4 Ways #MeToo Is Affecting Executive Compensation
Share us on: By Christine Powell
Law360 (April 9, 2018, 5:49 PM EDT) -- The #MeToo movement that has made headlines and spelled professional downfall for many powerful men accused of sexual misconduct in the workplace is also prompting companies to take a fresh look at their approach to executive compensation.
Taking steps to prevent sexual harassment — and address it when it happens — has always been a best practice. But the movement, which coalesced in October after New York Times
and New Yorker exposés detailed decades of alleged sexual harassment and abuse by Hollywood producer Harvey Weinstein, shined a spotlight on the issue and spurred companies’ ongoing efforts to protect employees, minimize legal risk and improve company culture.
“On the one hand, it’s great that people are focused on it,” said Cleary Gottlieb Steen & Hamilton LLP
counsel Caroline Hayday said. “On the other hand, it’s hard not to be frustrated that it took this long.”
Here, experts discuss how #MeToo is influencing pay policies for companies’ top brass.
Clawback and Forfeiture Language Taking On Added Significance
Companies may be making sure contract clauses that provide for the right to claw back or forfeit payments to executives cover scenarios where they violate sexual harassment policies, experts said.
“There’s a lot more focus on what kind of hooks do we have when someone misbehaves to take away either compensation that they haven’t yet vested in, or maybe compensation they have vested in,” Hayday said.
It’s easier to cease future payments than to take back ones that have already been disbursed, so enforcing a clawback provision might require a lawsuit. But while litigation might be expensive and time-consuming, companies could now be more willing than they would have been in the past to go to court to enforce either clawback or forfeiture provisions, according to experts.
“Because companies know everybody’s watching now, if they have those provisions already in their agreements, I think there’s going to be a greater focus on making sure that they are exercising whatever rights they have to forfeiture, to clawback, under the agreements,” Polsinelli PC
shareholder Jamie Zveitel Kwiatek said.
“Cause” Now Top of Mind
Companies might also be taking a closer look at cause definitions to ensure that there are grounds to terminate an executive for cause should they flout sexual harassment policies, experts said. During negotiations executives typically push for narrower definitions of what constitutes cause for discipline, while companies want broader language, Kwiatek said.
Winston & Strawn LLP
partner Joseph S. Adams said there’s usually a laundry list of things that constitute cause and many definitions probably have “something already about violation of any company policy.”
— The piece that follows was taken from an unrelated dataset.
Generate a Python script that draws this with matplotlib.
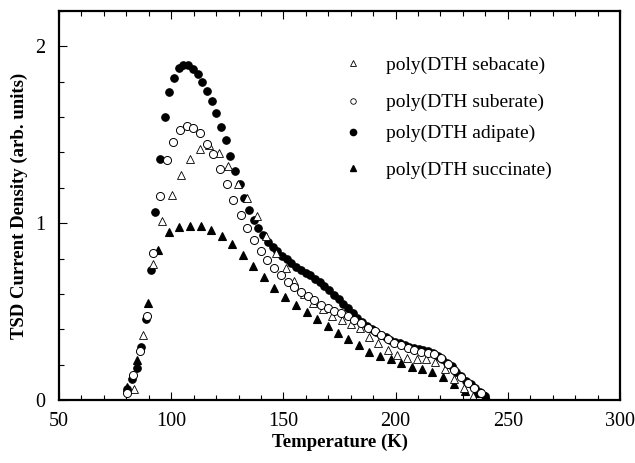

However, “if you’re inking a new executive employment contract, you might build that out a little bit more to say cause will also be deemed to have occurred if you violate any of the company’s policies, including, without limitation, the policy against sexual harassment,” he said.
Experts also say the #MeToo movement may make companies more assertive during such negotiations with respect to arguing that they should have cause to fire an executive who has engaged in harassment or other misconduct.
These days, companies might be more likely to take “a harder stance on requiring that violation of their harassment policies is specifically a for-cause termination right that would trigger forfeiture of benefits, severance, et cetera,” Kwiatek said.
Incentives Can Link to Goals
Companies can also consider factoring in organization-wide accountability for behavior when drafting incentive programs, which require employees to meet certain metrics to receive incentives, according to experts.
For example, those metrics could account for whether sexual harassment training is happening at all levels or how many incidents of sexual harassment claims the company has in a given year, Kwiatek said.
“You’re setting your standards so that executives are being held accountable not only for their own behavior, potentially, but also for that of other employees,” she said.
That approach encourages good behavior — the carrot rather than the stick, she said.
Meanwhile, Cadwalader Wickersham & Taft LLP
partner David Teigman said some companies may be responding to the movement by raising pay for women in order to close the gender gap.
“We hear anecdotally that there’s this concept, potentially, of tying compensation to goals that incorporate diversity and pay gap milestones, among other goals that you would more typically see,” he added.
Companies Seeking Upfront Promises
Companies may also ask executives during negotiations to represent that they have not engaged in any kind of misconduct that would violate sexual harassment policies, according to experts.
“You can have a representation and warranty for a number of things — that they’re not violating a noncompete in coming to work for you, that they do not have these prior bad acts in their history,” Kwiatek said. “Certainly if you find out that they did and they violated their representation and warranty, if your contract is drafted properly, it would give you the right to terminate for cause.”
Hayday also said that companies might start asking for those kinds of representations, but added that executives’ counsel are likely to advise them to push back given their broadness. It would be easier for companies to stay firm on the representations if they became market practice.
“I do think companies are going to try it,” she said. “And I do think certain companies could be successful in effectuating change. I mean, if Google
insists on this, they are such hot employers that people will probably sign almost anything to get their chance.”